-- Work instructions --
Look below for the line containing "Write the pgfplots code for this chart.", then write out that line and every line after it to the end, exactly, minus the pictures.

-- Provided data --
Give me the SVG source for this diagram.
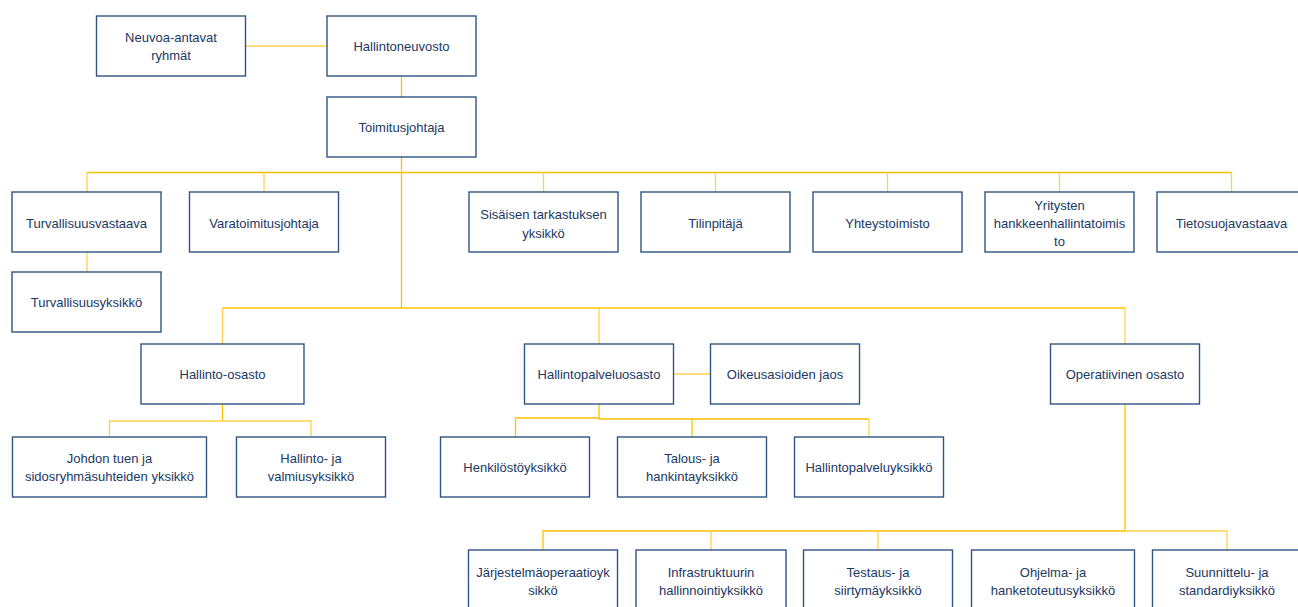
<svg xmlns="http://www.w3.org/2000/svg" width="1298" height="607" viewBox="0 0 1298 607">
<style>
.box{fill:#ffffff;stroke:#2E5482;stroke-width:1.4}
.t{font-family:"Liberation Sans",Arial,sans-serif;font-size:13px;fill:#203864;text-anchor:middle}
.c{fill:none;stroke:#FFC000;stroke-width:1.3}
.cl{fill:none;stroke:#FFD24D;stroke-width:1.3}
</style>
<rect width="1298" height="607" fill="#ffffff"/>
<g id="connectors">
<path class="cl" d="M245.5,46H327"/>
<path class="c" d="M401.5,76V97"/>
<path class="c" d="M401.5,157V308"/>
<path class="c" d="M87,172.5H1232"/>
<path class="cl" d="M87,172.5V192M264,172.5V192M543.5,172.5V192M715.5,172.5V192M887.5,172.5V192M1059.5,172.5V192M1231.5,172.5V192"/>
<path class="cl" d="M87,252V272"/>
<path class="c" d="M222.5,308H1125"/>
<path class="cl" d="M222.5,308V344M599,308V344M1125,308V344"/>
<path class="c" d="M222.5,404V421"/>
<path class="cl" d="M109.5,437V421H311V437"/>
<path class="c" d="M599,404V419H869"/>
<path class="c" d="M515.5,437V418H599"/>
<path class="c" d="M692,419V437"/>
<path class="cl" d="M869,419V437"/>
<path class="cl" d="M673.5,374H710.5"/>
<path class="c" d="M1125,404V531H543V550"/>
<path class="cl" d="M711,531V550M878,531V550M1125,531H1227V550"/>
</g>
<g id="n_neuvoa"><rect class="box" x="96.5" y="16" width="149" height="60"/><text class="t" x="171" y="42">Neuvoa-antavat</text><text class="t" x="171" y="60">ryhmät</text></g>
<g id="n_hallintoneuvosto"><rect class="box" x="327" y="16" width="149" height="60"/><text class="t" x="401.5" y="51">Hallintoneuvosto</text></g>
<g id="n_toimitusjohtaja"><rect class="box" x="327" y="97" width="149" height="60"/><text class="t" x="401.5" y="132">Toimitusjohtaja</text></g>
<g id="n_turvallisuusvastaava"><rect class="box" x="12" y="192" width="149" height="60"/><text class="t" x="86.5" y="228">Turvallisuusvastaava</text></g>
<g id="n_varatoimitusjohtaja"><rect class="box" x="189.5" y="192" width="149" height="60"/><text class="t" x="264" y="228">Varatoimitusjohtaja</text></g>
<g id="n_sisaisen"><rect class="box" x="469" y="192" width="149" height="60"/><text class="t" x="543.5" y="219">Sisäisen tarkastuksen</text><text class="t" x="543.5" y="237.5">yksikkö</text></g>
<g id="n_tilinpitaja"><rect class="box" x="641" y="192" width="149" height="60"/><text class="t" x="715.5" y="228">Tilinpitäjä</text></g>
<g id="n_yhteystoimisto"><rect class="box" x="813" y="192" width="149" height="60"/><text class="t" x="887.5" y="228">Yhteystoimisto</text></g>
<g id="n_yritysten"><rect class="box" x="985" y="192" width="149" height="60"/><text class="t" x="1059.5" y="210">Yritysten</text><text class="t" x="1059.5" y="228">hankkeenhallintatoimis</text><text class="t" x="1059.5" y="246">to</text></g>
<g id="n_tietosuojavastaava"><rect class="box" x="1157" y="192" width="149" height="60"/><text class="t" x="1231.5" y="228">Tietosuojavastaava</text></g>
<g id="n_turvallisuusyksikko"><rect class="box" x="12" y="272" width="149" height="60"/><text class="t" x="86.5" y="307">Turvallisuusyksikkö</text></g>
<g id="n_hallinto_osasto"><rect class="box" x="141" y="344" width="163" height="60"/><text class="t" x="222.5" y="379">Hallinto-osasto</text></g>
<g id="n_hallintopalveluosasto"><rect class="box" x="524.5" y="344" width="149" height="60"/><text class="t" x="599" y="379">Hallintopalveluosasto</text></g>
<g id="n_oikeusasioiden"><rect class="box" x="710.5" y="344" width="149" height="60"/><text class="t" x="785" y="379">Oikeusasioiden jaos</text></g>
<g id="n_operatiivinen"><rect class="box" x="1050.5" y="344" width="149" height="60"/><text class="t" x="1125" y="379">Operatiivinen osasto</text></g>
<g id="n_johdon"><rect class="box" x="12.5" y="437" width="194" height="60"/><text class="t" x="109.5" y="463">Johdon tuen ja</text><text class="t" x="109.5" y="481">sidosryhmäsuhteiden yksikkö</text></g>
<g id="n_hallinto_ja"><rect class="box" x="236.5" y="437" width="149" height="60"/><text class="t" x="311" y="463">Hallinto- ja</text><text class="t" x="311" y="481">valmiusyksikkö</text></g>
<g id="n_henkilosto"><rect class="box" x="440.5" y="437" width="149" height="60"/><text class="t" x="515" y="472">Henkilöstöyksikkö</text></g>
<g id="n_talous"><rect class="box" x="617.5" y="437" width="149" height="60"/><text class="t" x="692" y="463">Talous- ja</text><text class="t" x="692" y="481">hankintayksikkö</text></g>
<g id="n_hallintopalveluyksikko"><rect class="box" x="794.5" y="437" width="149" height="60"/><text class="t" x="869" y="472">Hallintopalveluyksikkö</text></g>
<g id="n_jarjestelma"><rect class="box" x="468.5" y="550" width="149" height="60"/><text class="t" x="543" y="577">Järjestelmäoperaatioyk</text><text class="t" x="543" y="595">sikkö</text></g>
<g id="n_infrastruktuuri"><rect class="box" x="636" y="550" width="150" height="60"/><text class="t" x="711" y="577">Infrastruktuurin</text><text class="t" x="711" y="595">hallinnointiyksikkö</text></g>
<g id="n_testaus"><rect class="box" x="803.5" y="550" width="149" height="60"/><text class="t" x="878" y="577">Testaus- ja</text><text class="t" x="878" y="595">siirtymäyksikkö</text></g>
<g id="n_ohjelma"><rect class="box" x="971.5" y="550" width="163" height="60"/><text class="t" x="1053" y="577">Ohjelma- ja</text><text class="t" x="1053" y="595">hanketoteutusyksikkö</text></g>
<g id="n_suunnittelu"><rect class="box" x="1152.5" y="550" width="149" height="60"/><text class="t" x="1227" y="577">Suunnittelu- ja</text><text class="t" x="1227" y="595">standardiyksikkö</text></g>
</svg>
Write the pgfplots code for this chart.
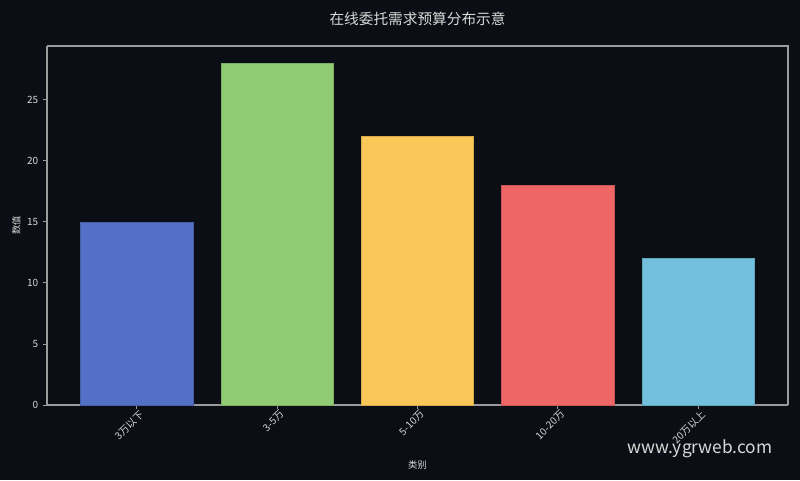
\documentclass[border=0pt]{standalone}
\usepackage{pgfplots}
\pgfplotsset{compat=1.18}
\usepackage{fontspec}
\setmainfont{Noto Sans CJK SC}
\definecolor{bg}{HTML}{0B0E14}
\definecolor{fg}{HTML}{D8D8D8}
\definecolor{c1}{HTML}{5470C6}
\definecolor{c2}{HTML}{91CC75}
\definecolor{c3}{HTML}{FAC858}
\definecolor{c4}{HTML}{EE6666}
\definecolor{c5}{HTML}{73C0DE}
\begin{document}
\begin{tikzpicture}[x=1pt,y=1pt]
\fill[bg] (0,0) rectangle (600,360);
\path[use as bounding box] (0,0) rectangle (600,360);
\begin{axis}[
  at={(35.25pt,56.25pt)}, anchor=south west,
  scale only axis, width=555.75pt, height=269.25pt,
  xmin=-0.64, xmax=4.64, ymin=0, ymax=29.4,
  axis line style={fg!70!bg, line width=0.8pt},
  axis x line*=bottom, axis y line*=left,
  separate axis lines,
  xtick={0,1,2,3,4},
  xticklabels={3万以下,3-5万,5-10万,10-20万,20万以上},
  x tick label style={rotate=45, anchor=north east, font=\fontsize{7.5}{8}\selectfont, text=fg, inner sep=1pt, xshift=2pt},
  ytick={0,5,10,15,20,25},
  y tick label style={font=\fontsize{7.5}{8}\selectfont, text=fg},
  /pgf/number format/assume math mode=true,
  tick style={fg!70!bg, line width=0.6pt},
  tick align=outside, major tick length=3pt,
  xlabel={类别}, ylabel={数值},
  xlabel style={font=\fontsize{7}{8}\selectfont, text=fg, yshift=-7pt},
  ylabel style={font=\fontsize{7}{8}\selectfont, text=fg, yshift=-2pt},
  title={在线委托需求预算分布示意},
  title style={font=\fontsize{11}{13}\selectfont, text=fg, yshift=6pt},
  clip=false,
]
\addplot[ybar, bar width=0.8, bar shift=0pt, fill=c1, draw=c1!85!black, line width=0.4pt] coordinates {(0,15)};
\addplot[ybar, bar width=0.8, bar shift=0pt, fill=c2, draw=c2!85!black, line width=0.4pt] coordinates {(1,28)};
\addplot[ybar, bar width=0.8, bar shift=0pt, fill=c3, draw=c3!85!black, line width=0.4pt] coordinates {(2,22)};
\addplot[ybar, bar width=0.8, bar shift=0pt, fill=c4, draw=c4!85!black, line width=0.4pt] coordinates {(3,18)};
\addplot[ybar, bar width=0.8, bar shift=0pt, fill=c5, draw=c5!85!black, line width=0.4pt] coordinates {(4,12)};
% top and right spines
\draw[fg!70!bg, line width=0.8pt] (rel axis cs:0,1) -- (rel axis cs:1,1) -- (rel axis cs:1,0);
\end{axis}
\node[anchor=center, text=fg, font=\fontsize{13}{15}\selectfont] at (525,23.25) {www.ygrweb.com};
\end{tikzpicture}
\end{document}
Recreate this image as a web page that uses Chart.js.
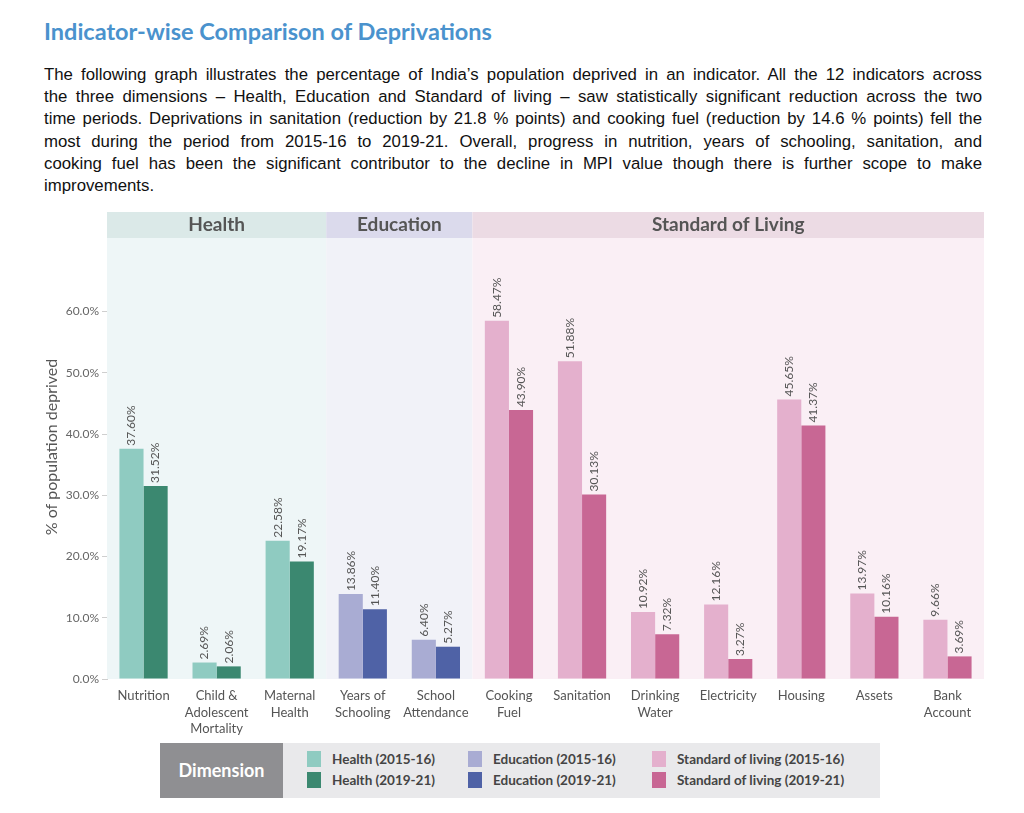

-- Final result --
Write the pgfplots code for this chart.
\documentclass[border=0pt]{standalone}
\usepackage{pgfplots}
\pgfplotsset{compat=1.18}
\usepackage{fontspec}
\setmainfont{Noto Sans CJK SC}
\definecolor{bg}{HTML}{0B0E14}
\definecolor{fg}{HTML}{D8D8D8}
\definecolor{c1}{HTML}{5470C6}
\definecolor{c2}{HTML}{91CC75}
\definecolor{c3}{HTML}{FAC858}
\definecolor{c4}{HTML}{EE6666}
\definecolor{c5}{HTML}{73C0DE}
\begin{document}
\begin{tikzpicture}[x=1pt,y=1pt]
\fill[bg] (0,0) rectangle (600,360);
\path[use as bounding box] (0,0) rectangle (600,360);
\begin{axis}[
  at={(35.25pt,56.25pt)}, anchor=south west,
  scale only axis, width=555.75pt, height=269.25pt,
  xmin=-0.64, xmax=4.64, ymin=0, ymax=29.4,
  axis line style={fg!70!bg, line width=0.8pt},
  axis x line*=bottom, axis y line*=left,
  separate axis lines,
  xtick={0,1,2,3,4},
  xticklabels={3万以下,3-5万,5-10万,10-20万,20万以上},
  x tick label style={rotate=45, anchor=north east, font=\fontsize{7.5}{8}\selectfont, text=fg, inner sep=1pt, xshift=2pt},
  ytick={0,5,10,15,20,25},
  y tick label style={font=\fontsize{7.5}{8}\selectfont, text=fg},
  /pgf/number format/assume math mode=true,
  tick style={fg!70!bg, line width=0.6pt},
  tick align=outside, major tick length=3pt,
  xlabel={类别}, ylabel={数值},
  xlabel style={font=\fontsize{7}{8}\selectfont, text=fg, yshift=-7pt},
  ylabel style={font=\fontsize{7}{8}\selectfont, text=fg, yshift=-2pt},
  title={在线委托需求预算分布示意},
  title style={font=\fontsize{11}{13}\selectfont, text=fg, yshift=6pt},
  clip=false,
]
\addplot[ybar, bar width=0.8, bar shift=0pt, fill=c1, draw=c1!85!black, line width=0.4pt] coordinates {(0,15)};
\addplot[ybar, bar width=0.8, bar shift=0pt, fill=c2, draw=c2!85!black, line width=0.4pt] coordinates {(1,28)};
\addplot[ybar, bar width=0.8, bar shift=0pt, fill=c3, draw=c3!85!black, line width=0.4pt] coordinates {(2,22)};
\addplot[ybar, bar width=0.8, bar shift=0pt, fill=c4, draw=c4!85!black, line width=0.4pt] coordinates {(3,18)};
\addplot[ybar, bar width=0.8, bar shift=0pt, fill=c5, draw=c5!85!black, line width=0.4pt] coordinates {(4,12)};
% top and right spines
\draw[fg!70!bg, line width=0.8pt] (rel axis cs:0,1) -- (rel axis cs:1,1) -- (rel axis cs:1,0);
\end{axis}
\node[anchor=center, text=fg, font=\fontsize{13}{15}\selectfont] at (525,23.25) {www.ygrweb.com};
\end{tikzpicture}
\end{document}
Recreate this image as a web page that uses Chart.js.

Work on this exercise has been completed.